Data Format
===========

Input Format
------------

The primary input format for BayesTME is `AnnData <https://anndata.readthedocs.io/en/latest/>`_

The input AnnData object is expected to have the following fields:

- ``adata.X`` - N spots x N markers integer matrix representing read counts.
- ``adata.obsm['spatial`]`` - spatial coordinates of the reads in the tissue slide.
- ``adata.obs['in_tissue`]`` - boolean array indicating whether a read comes from a tissue or non tissue spot.
- ``adata.uns['layout']`` - either SQUARE or HEX, corresponding to the probe layout geometry.
- ``adata.obsp['connectivities']`` - sparse boolean matrix indicating whether two observations neighbor each other in the probe grid or not.

This AnnData scheme is designed to be compatible with the scheme used by `scanpy <https://scanpy.readthedocs.io/en/stable/index.html>`_.

We have a provided a helper method, :py:meth:`bayestme.data.SpatialExpressionDataset.read_spaceranger`,
for creating the above AnnData object from raw `spaceranger <https://github.com/sbooeshaghi/spaceranger>`_ output.


Output Format
-------------

There are 4 high level data classes that represent the outputs of the 4 steps:

- :py:class:`bayestme.data.BleedCorrectionResult` - this is the output of bleeding correction
- :py:class:`bayestme.data.PhenotypeSelectionResult` - this is the output of one phenotype selection job in the larger grid search.
- :py:class:`bayestme.data.DeconvolutionResult` -  this is the output of sampling the deconvolution posterior distribution.
- :py:class:`bayestme.data.SpatialDifferentialExpressionResult` - this is the output of sampling the spatial differential expression posterior distribution.

These are all saved as `hdf5 <https://en.wikipedia.org/wiki/Hierarchical_Data_Format>`_ archives on disk, which is a format also used by AnnData.

:ref:`bleeding_correction <cli_bleeding_correction>` produces two outputs, one is a modified version of the input
:py:class:`bayestme.data.SpatialExpressionDataset` object with the read counts adjusted,
the other is the :py:class:`bayestme.data.BleedCorrectionResult` object which contains the basis functions,
global, and local weights.

:ref:`phenotype_selection <cli_phenotype_selection>` will produce one :py:class:`bayestme.data.PhenotypeSelectionResult` object
for each node in the grid search. Having one output per parameter set enables parallelization.

:ref:`deconvolve <cli_deconvolve>` will produce a :py:class:`bayestme.data.DeconvolutionResult` object in h5 format,
which represents all the raw samples from the posterior distribution.
This object can be quite large (>10GB) as it is contains very high dimensional arrays of floating point numbers.
:ref:`deconvolve <cli_deconvolve>` will also modify the AnnData archive to add meaningful summary statistics
from these posterior samples which are used in data visualization and analysis.
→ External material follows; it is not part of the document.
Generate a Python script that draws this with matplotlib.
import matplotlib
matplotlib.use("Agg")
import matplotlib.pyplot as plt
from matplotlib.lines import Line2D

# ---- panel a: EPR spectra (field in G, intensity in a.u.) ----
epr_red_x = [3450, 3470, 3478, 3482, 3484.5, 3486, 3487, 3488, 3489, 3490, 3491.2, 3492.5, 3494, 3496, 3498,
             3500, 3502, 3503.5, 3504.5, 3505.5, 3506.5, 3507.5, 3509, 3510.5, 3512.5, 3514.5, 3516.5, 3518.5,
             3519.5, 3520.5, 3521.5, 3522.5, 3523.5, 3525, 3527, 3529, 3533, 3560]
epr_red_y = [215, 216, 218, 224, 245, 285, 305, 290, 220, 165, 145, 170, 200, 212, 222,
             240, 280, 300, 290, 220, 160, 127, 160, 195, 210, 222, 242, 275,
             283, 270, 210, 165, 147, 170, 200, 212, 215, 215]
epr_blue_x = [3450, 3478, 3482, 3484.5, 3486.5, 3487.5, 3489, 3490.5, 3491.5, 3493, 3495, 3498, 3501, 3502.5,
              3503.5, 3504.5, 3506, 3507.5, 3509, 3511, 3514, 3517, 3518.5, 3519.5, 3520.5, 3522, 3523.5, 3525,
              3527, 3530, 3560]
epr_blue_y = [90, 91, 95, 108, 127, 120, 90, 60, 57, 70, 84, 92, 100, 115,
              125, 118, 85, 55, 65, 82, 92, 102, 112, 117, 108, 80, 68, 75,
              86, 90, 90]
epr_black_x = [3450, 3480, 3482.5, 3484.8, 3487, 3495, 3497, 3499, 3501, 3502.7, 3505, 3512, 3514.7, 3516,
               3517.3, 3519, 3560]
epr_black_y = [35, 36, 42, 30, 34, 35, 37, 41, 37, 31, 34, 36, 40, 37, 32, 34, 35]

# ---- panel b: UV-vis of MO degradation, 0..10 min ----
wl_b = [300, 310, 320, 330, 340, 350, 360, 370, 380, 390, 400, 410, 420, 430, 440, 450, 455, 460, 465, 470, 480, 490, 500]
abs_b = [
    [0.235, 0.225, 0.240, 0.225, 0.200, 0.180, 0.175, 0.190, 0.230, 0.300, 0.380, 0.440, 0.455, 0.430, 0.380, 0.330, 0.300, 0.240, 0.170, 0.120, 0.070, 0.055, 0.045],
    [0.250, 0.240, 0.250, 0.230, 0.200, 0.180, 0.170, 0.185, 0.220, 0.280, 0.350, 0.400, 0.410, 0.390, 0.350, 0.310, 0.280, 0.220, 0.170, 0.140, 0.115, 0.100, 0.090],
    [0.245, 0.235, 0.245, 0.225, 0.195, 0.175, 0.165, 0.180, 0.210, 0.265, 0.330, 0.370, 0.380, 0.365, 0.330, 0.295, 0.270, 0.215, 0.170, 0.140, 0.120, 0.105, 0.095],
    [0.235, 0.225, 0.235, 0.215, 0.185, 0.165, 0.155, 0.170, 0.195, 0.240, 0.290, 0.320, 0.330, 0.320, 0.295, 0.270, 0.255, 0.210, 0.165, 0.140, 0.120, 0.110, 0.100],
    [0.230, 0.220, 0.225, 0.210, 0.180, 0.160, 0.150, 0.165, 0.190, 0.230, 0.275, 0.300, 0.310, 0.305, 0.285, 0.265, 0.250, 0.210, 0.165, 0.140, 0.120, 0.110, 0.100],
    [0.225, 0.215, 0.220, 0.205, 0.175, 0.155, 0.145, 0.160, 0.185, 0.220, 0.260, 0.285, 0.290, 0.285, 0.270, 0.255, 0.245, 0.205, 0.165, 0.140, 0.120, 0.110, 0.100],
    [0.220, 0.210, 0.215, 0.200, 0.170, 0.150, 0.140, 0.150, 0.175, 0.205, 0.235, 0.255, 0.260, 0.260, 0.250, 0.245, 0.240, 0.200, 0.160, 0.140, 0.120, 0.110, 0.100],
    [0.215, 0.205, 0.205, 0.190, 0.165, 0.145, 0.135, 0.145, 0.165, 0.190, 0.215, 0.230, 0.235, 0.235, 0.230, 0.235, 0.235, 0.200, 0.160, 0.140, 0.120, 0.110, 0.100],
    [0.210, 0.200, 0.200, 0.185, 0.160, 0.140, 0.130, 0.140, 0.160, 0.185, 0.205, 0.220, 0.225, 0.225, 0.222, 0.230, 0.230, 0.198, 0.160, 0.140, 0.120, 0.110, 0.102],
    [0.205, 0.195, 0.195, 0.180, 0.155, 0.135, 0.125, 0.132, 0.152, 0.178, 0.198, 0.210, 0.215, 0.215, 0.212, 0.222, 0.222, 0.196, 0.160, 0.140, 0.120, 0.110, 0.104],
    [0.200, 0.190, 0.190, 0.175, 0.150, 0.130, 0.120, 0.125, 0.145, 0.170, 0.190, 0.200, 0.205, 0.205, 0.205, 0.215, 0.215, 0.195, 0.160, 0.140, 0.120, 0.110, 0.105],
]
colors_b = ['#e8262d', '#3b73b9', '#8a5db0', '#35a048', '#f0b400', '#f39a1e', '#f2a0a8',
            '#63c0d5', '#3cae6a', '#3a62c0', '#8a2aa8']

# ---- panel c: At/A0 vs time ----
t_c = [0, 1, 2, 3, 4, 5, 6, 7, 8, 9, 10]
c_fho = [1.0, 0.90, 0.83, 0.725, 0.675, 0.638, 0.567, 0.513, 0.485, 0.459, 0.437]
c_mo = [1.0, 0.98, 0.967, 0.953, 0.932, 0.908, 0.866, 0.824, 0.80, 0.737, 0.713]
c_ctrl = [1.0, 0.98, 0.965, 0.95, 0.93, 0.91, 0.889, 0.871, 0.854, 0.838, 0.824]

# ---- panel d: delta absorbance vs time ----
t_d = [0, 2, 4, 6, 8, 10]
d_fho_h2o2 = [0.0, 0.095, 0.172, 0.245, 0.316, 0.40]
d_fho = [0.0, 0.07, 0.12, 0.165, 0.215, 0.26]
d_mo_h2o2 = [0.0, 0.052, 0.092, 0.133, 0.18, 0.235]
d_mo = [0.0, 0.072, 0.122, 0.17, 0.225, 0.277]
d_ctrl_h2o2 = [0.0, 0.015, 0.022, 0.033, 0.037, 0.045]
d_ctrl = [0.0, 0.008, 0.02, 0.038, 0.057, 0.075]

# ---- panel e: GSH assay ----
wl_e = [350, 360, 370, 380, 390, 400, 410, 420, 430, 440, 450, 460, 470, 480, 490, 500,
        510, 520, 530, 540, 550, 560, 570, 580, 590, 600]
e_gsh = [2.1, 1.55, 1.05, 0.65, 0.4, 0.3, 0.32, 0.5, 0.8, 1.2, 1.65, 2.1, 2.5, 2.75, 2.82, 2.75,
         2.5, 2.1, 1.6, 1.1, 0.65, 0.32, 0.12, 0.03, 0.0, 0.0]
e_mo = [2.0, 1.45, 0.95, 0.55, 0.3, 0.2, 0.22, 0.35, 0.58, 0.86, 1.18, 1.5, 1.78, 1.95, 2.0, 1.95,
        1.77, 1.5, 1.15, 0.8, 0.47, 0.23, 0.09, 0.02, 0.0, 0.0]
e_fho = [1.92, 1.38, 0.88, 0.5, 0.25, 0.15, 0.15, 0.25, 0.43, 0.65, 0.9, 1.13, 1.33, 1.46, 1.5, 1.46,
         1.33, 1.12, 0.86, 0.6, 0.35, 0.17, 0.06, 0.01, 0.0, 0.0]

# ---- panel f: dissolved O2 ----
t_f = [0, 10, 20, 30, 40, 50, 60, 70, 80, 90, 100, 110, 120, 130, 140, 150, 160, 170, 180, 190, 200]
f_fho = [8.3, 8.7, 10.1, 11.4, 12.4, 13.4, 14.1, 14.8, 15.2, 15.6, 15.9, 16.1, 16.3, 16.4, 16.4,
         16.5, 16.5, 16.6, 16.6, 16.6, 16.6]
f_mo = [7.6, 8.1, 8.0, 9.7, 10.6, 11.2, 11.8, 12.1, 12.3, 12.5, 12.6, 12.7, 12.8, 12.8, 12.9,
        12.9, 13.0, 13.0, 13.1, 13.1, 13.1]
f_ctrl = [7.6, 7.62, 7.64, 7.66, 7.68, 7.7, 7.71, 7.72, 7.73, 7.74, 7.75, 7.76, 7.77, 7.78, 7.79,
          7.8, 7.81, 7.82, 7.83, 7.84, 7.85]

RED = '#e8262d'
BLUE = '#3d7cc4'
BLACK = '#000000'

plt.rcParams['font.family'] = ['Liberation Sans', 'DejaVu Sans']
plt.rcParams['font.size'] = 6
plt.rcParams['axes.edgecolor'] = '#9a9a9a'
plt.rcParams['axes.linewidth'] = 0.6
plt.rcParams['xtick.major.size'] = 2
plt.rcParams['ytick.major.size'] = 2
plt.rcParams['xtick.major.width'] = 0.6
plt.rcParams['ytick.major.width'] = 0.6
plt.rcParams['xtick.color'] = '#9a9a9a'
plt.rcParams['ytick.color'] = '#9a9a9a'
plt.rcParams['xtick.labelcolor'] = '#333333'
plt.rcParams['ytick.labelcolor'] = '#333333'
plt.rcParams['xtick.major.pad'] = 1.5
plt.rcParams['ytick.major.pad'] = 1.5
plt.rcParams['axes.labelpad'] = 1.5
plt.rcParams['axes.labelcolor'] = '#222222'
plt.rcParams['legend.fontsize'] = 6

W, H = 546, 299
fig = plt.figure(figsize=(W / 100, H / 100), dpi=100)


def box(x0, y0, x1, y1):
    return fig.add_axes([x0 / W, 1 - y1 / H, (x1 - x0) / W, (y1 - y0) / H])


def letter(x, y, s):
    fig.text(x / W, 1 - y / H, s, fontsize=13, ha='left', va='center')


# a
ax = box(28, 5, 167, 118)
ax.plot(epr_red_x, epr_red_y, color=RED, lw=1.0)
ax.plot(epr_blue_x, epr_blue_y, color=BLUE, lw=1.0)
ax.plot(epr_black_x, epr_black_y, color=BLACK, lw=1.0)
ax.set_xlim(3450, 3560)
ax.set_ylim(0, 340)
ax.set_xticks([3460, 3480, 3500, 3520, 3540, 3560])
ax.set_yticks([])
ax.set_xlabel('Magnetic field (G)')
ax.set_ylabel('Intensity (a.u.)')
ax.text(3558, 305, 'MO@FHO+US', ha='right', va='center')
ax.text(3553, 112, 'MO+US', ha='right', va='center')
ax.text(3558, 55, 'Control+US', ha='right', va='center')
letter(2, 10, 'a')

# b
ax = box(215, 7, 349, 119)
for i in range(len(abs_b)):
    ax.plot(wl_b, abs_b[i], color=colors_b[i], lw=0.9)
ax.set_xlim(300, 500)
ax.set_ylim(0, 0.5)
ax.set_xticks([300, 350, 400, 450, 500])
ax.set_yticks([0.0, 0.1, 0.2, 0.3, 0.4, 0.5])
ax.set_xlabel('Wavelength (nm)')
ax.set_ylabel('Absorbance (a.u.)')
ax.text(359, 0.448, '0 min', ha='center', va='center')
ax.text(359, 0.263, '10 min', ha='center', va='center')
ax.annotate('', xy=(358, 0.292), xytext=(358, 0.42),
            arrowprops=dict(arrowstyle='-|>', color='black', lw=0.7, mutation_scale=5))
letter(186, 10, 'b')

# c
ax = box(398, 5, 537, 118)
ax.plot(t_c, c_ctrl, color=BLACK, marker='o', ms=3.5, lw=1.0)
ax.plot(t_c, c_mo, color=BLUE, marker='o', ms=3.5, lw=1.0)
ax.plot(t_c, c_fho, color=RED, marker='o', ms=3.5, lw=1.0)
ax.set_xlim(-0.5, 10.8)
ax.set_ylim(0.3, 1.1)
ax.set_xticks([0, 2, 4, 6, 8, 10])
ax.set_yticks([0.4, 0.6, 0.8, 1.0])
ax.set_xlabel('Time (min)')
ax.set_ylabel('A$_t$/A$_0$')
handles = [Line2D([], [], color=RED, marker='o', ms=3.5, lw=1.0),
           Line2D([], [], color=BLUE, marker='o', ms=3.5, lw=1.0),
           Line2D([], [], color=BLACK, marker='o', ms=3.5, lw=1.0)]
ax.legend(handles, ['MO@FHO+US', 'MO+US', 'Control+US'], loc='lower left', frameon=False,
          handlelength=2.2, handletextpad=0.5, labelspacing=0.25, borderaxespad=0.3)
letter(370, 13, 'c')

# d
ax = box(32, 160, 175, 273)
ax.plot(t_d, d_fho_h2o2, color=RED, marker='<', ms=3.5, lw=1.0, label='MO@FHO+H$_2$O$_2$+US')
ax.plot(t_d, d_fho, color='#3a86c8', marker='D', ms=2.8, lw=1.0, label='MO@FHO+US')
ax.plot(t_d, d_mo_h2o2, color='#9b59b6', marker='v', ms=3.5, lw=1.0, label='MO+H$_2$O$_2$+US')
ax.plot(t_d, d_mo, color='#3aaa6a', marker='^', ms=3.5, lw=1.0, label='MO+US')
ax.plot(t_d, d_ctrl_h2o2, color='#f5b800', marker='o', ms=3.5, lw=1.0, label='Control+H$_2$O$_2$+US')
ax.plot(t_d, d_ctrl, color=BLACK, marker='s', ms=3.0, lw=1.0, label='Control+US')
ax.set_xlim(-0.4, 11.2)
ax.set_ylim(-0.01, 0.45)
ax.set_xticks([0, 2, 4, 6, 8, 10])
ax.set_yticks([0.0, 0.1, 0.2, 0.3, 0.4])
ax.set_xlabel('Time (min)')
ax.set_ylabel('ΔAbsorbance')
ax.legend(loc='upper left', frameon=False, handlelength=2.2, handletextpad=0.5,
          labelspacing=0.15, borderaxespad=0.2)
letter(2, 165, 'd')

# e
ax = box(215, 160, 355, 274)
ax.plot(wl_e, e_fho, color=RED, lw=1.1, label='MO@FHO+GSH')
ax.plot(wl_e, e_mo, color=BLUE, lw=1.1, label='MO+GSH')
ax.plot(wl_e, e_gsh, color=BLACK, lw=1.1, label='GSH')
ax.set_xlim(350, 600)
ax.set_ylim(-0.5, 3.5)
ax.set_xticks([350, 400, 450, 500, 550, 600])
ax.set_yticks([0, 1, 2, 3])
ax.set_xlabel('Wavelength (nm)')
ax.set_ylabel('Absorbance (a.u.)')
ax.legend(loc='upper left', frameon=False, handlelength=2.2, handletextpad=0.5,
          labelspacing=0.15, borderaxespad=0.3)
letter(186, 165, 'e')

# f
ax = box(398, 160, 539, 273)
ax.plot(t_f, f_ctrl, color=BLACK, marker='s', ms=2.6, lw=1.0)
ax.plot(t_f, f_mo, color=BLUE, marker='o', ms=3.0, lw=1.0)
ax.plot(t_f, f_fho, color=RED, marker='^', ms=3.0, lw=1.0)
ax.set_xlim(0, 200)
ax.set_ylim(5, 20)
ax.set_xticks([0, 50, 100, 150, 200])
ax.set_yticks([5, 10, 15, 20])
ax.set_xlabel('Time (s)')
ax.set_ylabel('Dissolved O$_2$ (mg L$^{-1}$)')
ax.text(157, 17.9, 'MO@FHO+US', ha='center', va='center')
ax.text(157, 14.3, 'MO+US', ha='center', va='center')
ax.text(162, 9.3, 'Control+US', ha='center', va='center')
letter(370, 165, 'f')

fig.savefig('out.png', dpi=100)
The AnnData fields added by this step are as follows:

Deconvolve AnnData Fields
^^^^^^^^^^^^^^^^^^^^^^^^^

- ``adata.uns['bayestme_n_cell_types']`` - integer, number of cell types
- ``adata.varm['bayestme_cell_type_counts']`` - <N marker> x <N cell type matrix> with the average posterior count of each cell type in each spot
- ``adata.varm['bayestme_cell_type_probabilities']`` - <N marker> x <N cell type matrix> with the cell type probability of each cell type in each spot


:ref:`select_marker_genes <cli_select_marker_genes>` will modify the AnnData archive add to indicators of which genes are
marker genes for each cell type, and their order of significance.
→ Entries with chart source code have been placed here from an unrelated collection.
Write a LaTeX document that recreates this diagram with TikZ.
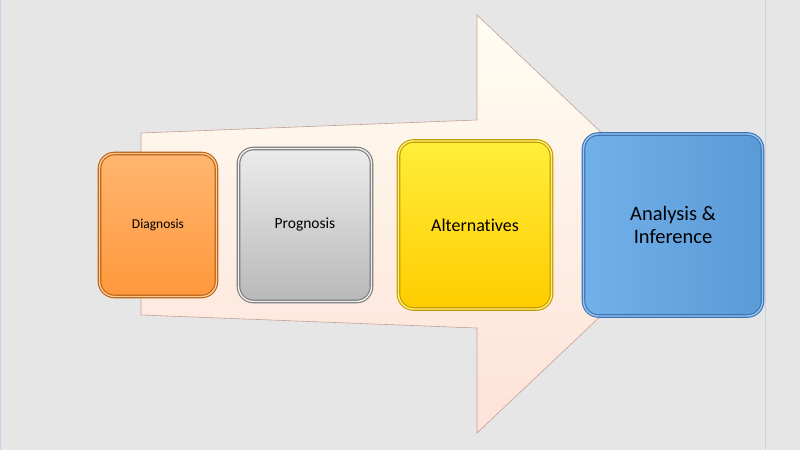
\documentclass[tikz,border=0pt]{standalone}
\usepackage{fontspec}
\setmainfont{Carlito}[Ligatures=NoCommon]
\usepackage{tikz}

\begin{document}
\begin{tikzpicture}[x=1pt,y=1pt]

	\definecolor{bggray}{RGB}{230,230,230}
	\definecolor{edgeblue}{RGB}{200,212,232}
	\definecolor{arrowtop}{RGB}{255,253,242}
	\definecolor{arrowbot}{RGB}{253,226,216}
	\definecolor{arrowedge}{RGB}{196,160,152}

	\fill[bggray] (0,0) rectangle (800,450);
	\useasboundingbox (0,0) rectangle (800,450);
	\draw[edgeblue, line width=1pt] (0.5,0) -- (0.5,450);
	\draw[edgeblue, line width=1pt] (765,0) -- (765,450);

	% big arrow behind the stages
	\tikzstyle{bigarrow} = [draw=arrowedge, line width=0.6pt, top color=arrowtop, bottom color=arrowbot]
	\path[bigarrow] (141,317) -- (477,330) -- (477,435) -- (698,226)
		-- (477,17) -- (477,122) -- (141,135) -- cycle;

	\tikzset{stage/.style = {shape=rectangle, rounded corners=15pt, align=center,
		inner sep=0pt, line width=1.1pt, double distance=1.4pt}}
	\node[stage, minimum width=117pt, minimum height=143pt,
		font={\fontsize{13.5}{16}\selectfont},
		top color={rgb,255:red,255;green,182;blue,112}, bottom color={rgb,255:red,255;green,152;blue,60},
		draw={rgb,255:red,184;green,96;blue,24}, double={rgb,255:red,255;green,200;blue,140}]
		(diag) at (158,225) {Diagnosis};
	\node[stage, minimum width=133pt, minimum height=153pt,
		font={\fontsize{15.5}{18}\selectfont},
		top color={rgb,255:red,236;green,236;blue,236}, bottom color={rgb,255:red,184;green,184;blue,184},
		draw={rgb,255:red,120;green,120;blue,120}, double={rgb,255:red,240;green,240;blue,240}]
		(prog) at (305,225) {Prognosis};
	\node[stage, minimum width=153pt, minimum height=168pt,
		font={\fontsize{18}{21}\selectfont},
		top color={rgb,255:red,255;green,238;blue,58}, bottom color={rgb,255:red,255;green,204;blue,0},
		draw={rgb,255:red,196;green,156;blue,0}, double={rgb,255:red,255;green,240;blue,120}]
		(alt) at (475,225) {Alternatives};
	\node[stage, minimum width=179pt, minimum height=182pt,
		font={\fontsize{20.5}{23}\selectfont},
		left color={rgb,255:red,114;green,176;blue,234}, right color={rgb,255:red,90;green,154;blue,214},
		draw={rgb,255:red,62;green,116;blue,180}, double={rgb,255:red,150;green,196;blue,240}]
		(ana) at (673,225) {Analysis \&\\Inference};
\end{tikzpicture}
\end{document}
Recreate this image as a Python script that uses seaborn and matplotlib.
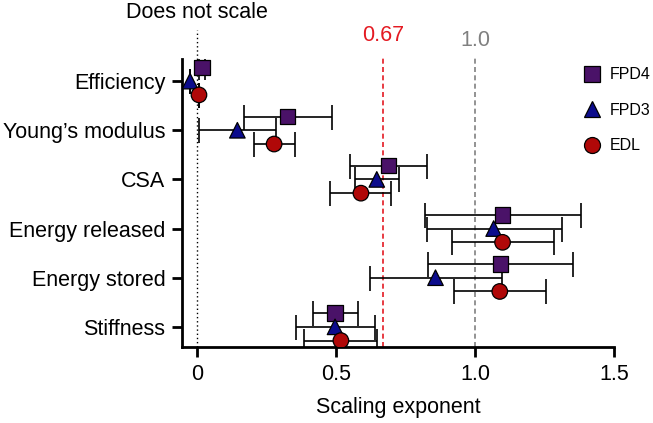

The AnnData fields added by this step are as follows:

Marker Gene AnnData Fields
^^^^^^^^^^^^^^^^^^^^^^^^^^

- ``adata.varm['bayestme_cell_type_marker']`` - <N marker> x <N cell type> integer matrix. Set to -1 if gene is not a
marker gene for cell type, otherwise set to monotonically increasing 0-indexed integers indicating marker gene
significance.
- ``adata.varm['bayestme_omega_difference']`` - <N marker> x <N cell type> floating point matrix. This statistic
represents the "overexpression" of a gene in a cell type, and is used for scaling the dot size in our marker gene plot.

:ref:`spatial_expression <cli_spatial_expression>` will produce a :py:class:`bayestme.data.SpatialDifferentialExpressionResult`
object in h5 format which represents all the raw samples from the posterior distribution.
This object can be quite large (>10GB) as it is contains very high dimensional arrays of floating point numbers.